Teaching successfully is really like a free market economy. If the consumer has needs, they are readily accept information that either satisfies the need or provides the intellectual tools for the consumer (that is your kid) to work out how to satisfy the need on their own. The complexity occurs at younger ages, when your child cannot readily see the perhaps complex path illuminated by your teaching that connects their wishes and desires to the achievement of their needs. Then, some pushing is really necessary, but at that age children are readily coaxed into doing things if the task is made to seem fun or exciting. Sometimes even just naming it something fun or exciting is all that is required.

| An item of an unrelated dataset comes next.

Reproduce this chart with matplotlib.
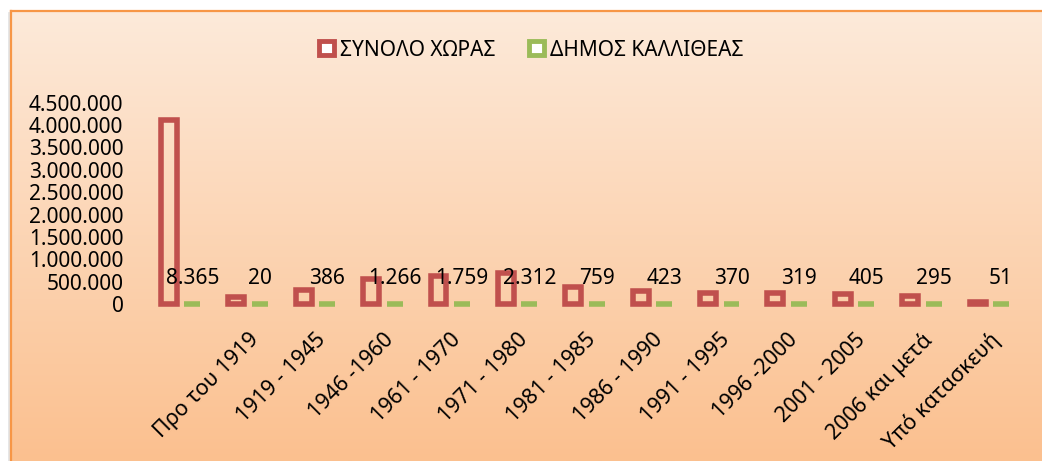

And so we come to science… In our house we do science once a week. I have been reading to my kids and working through physics lessons on one week, and spending the next week doing a fun science-related activity that is driven by their whims and interests. And then this week I discovered that rather than spending 2-3 hours working physics lessons, my kids do better when I present just a small segment of a lesson and we miraculously devolve into an hour or so of discussions in which the kids bring up ideas they have and talk through examples that remind them of the lesson of the day. This makes for a slower pace through the material, but since we school for 11 months out of the year, we have plenty of time to get through things. And they really, really understand what I am trying to teach them and begin to put it into practice themselves.

And so this week my kids learned about pendulums, strange particles, and oscilloscopes. And how sine and cosine functions were instrumental in accurately counting out smaller increments of time.

And it really was about time for me to loosen the reigns, take science in small bits, and really let my children learn.